■ **INSTRUCTIONS TO FOLLOW**
Take each line containing the word "this" and copy it.
─── INFORMATION PROVIDED ───
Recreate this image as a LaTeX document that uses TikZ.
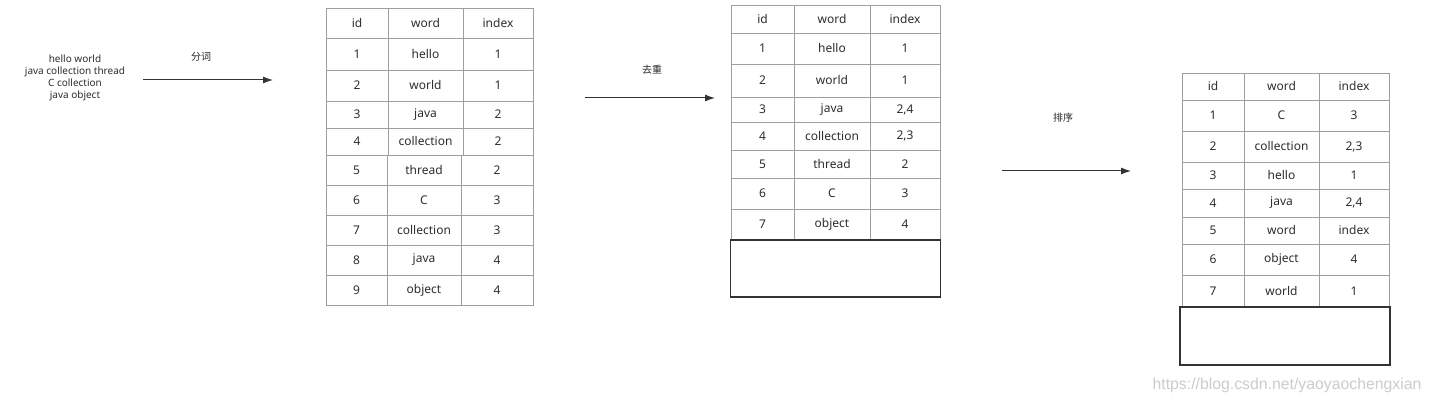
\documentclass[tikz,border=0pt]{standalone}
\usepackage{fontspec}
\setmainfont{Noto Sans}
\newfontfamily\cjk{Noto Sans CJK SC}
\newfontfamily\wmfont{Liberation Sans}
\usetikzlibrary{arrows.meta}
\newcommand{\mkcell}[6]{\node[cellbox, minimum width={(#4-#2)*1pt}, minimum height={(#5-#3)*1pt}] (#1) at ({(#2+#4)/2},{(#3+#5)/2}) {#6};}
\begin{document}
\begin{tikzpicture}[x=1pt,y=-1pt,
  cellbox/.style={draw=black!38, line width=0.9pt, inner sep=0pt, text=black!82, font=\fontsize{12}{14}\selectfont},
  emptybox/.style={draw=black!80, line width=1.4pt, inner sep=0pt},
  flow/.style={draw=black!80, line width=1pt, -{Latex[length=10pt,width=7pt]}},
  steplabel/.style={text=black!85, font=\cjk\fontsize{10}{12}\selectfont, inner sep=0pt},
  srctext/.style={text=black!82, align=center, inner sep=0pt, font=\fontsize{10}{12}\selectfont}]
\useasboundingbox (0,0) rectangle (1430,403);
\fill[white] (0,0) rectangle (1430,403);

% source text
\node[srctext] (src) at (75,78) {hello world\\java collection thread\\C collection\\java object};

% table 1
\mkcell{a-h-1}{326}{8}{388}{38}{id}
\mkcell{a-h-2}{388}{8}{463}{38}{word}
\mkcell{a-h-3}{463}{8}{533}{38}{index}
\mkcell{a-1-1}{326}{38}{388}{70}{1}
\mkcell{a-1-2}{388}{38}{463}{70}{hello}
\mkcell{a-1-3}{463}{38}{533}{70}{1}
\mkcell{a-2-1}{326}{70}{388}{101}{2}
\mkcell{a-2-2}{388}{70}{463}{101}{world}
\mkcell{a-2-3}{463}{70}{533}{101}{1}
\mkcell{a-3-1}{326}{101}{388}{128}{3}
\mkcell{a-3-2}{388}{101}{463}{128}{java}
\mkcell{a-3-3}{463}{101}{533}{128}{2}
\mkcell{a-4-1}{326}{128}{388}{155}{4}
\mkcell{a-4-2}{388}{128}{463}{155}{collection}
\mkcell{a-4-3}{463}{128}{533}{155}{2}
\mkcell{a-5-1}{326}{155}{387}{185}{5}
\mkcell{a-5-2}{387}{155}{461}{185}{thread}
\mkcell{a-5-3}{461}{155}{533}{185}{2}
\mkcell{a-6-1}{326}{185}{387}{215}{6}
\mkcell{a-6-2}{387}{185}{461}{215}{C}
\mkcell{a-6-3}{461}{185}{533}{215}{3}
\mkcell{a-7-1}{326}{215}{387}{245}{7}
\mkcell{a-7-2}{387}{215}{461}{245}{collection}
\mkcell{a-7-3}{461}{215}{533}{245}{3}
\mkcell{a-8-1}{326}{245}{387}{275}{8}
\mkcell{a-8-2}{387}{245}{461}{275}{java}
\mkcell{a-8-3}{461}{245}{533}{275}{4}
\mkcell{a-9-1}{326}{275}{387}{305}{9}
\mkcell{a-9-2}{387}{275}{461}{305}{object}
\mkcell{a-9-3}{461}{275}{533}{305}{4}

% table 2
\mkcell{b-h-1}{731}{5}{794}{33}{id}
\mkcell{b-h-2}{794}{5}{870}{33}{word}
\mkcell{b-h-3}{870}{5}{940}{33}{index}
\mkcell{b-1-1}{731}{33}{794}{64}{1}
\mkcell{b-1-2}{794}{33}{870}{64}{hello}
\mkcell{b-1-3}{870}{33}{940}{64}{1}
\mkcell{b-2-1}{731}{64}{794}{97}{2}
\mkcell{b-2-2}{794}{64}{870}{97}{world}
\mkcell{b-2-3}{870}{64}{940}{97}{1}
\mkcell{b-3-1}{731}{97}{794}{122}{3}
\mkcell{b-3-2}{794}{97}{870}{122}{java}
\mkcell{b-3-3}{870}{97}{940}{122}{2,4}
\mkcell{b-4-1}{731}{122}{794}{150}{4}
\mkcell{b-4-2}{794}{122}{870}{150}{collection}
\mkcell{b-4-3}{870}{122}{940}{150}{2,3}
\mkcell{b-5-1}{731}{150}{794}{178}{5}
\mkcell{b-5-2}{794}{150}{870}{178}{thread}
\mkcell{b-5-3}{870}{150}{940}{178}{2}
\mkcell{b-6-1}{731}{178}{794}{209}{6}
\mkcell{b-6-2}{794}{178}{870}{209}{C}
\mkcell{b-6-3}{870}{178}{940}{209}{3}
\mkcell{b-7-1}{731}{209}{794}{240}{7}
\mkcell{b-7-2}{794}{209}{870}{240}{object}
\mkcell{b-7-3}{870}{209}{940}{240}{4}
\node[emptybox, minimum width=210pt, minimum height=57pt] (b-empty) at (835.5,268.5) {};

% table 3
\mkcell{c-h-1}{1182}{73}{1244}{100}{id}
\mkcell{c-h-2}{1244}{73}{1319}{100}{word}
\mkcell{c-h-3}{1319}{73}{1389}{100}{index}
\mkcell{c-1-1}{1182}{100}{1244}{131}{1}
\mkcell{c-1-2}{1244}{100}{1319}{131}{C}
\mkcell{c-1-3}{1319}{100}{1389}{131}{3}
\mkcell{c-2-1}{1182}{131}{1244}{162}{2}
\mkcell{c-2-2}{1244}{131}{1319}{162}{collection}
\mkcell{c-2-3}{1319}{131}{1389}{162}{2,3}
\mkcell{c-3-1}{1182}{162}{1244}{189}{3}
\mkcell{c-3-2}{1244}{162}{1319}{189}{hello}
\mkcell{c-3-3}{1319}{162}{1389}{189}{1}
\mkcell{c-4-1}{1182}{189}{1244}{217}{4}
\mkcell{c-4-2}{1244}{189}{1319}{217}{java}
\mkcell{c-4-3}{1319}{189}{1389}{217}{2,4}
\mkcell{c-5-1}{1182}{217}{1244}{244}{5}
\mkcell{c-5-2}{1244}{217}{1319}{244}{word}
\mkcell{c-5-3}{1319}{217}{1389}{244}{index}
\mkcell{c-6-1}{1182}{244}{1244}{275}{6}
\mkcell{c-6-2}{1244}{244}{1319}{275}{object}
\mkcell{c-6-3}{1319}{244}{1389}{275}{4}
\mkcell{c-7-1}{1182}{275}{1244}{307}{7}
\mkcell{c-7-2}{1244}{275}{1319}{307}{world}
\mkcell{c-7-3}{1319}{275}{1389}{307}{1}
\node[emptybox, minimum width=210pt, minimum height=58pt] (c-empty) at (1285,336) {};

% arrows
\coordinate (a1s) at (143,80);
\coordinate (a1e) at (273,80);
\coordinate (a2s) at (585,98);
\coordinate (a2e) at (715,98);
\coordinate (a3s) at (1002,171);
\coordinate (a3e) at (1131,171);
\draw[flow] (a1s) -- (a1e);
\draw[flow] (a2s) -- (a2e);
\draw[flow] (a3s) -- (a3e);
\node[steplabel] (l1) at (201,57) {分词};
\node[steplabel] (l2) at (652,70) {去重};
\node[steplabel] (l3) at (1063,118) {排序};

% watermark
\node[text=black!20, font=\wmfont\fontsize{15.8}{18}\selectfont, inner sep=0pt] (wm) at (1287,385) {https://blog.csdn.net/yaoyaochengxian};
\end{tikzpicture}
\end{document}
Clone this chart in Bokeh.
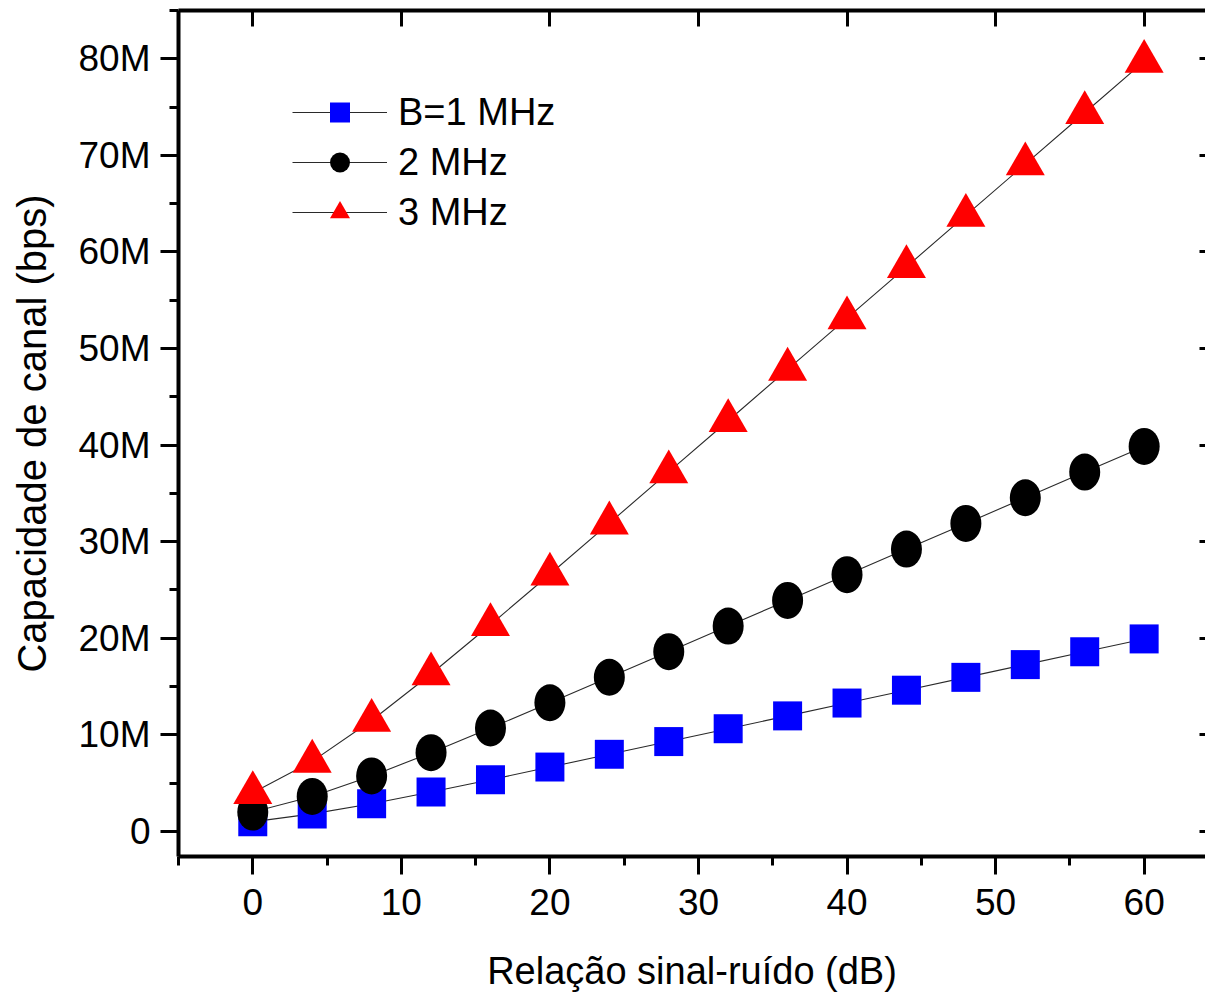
───
■ **REPLY**
Recreate this image as a LaTeX document that uses TikZ.
Clone this chart in Bokeh.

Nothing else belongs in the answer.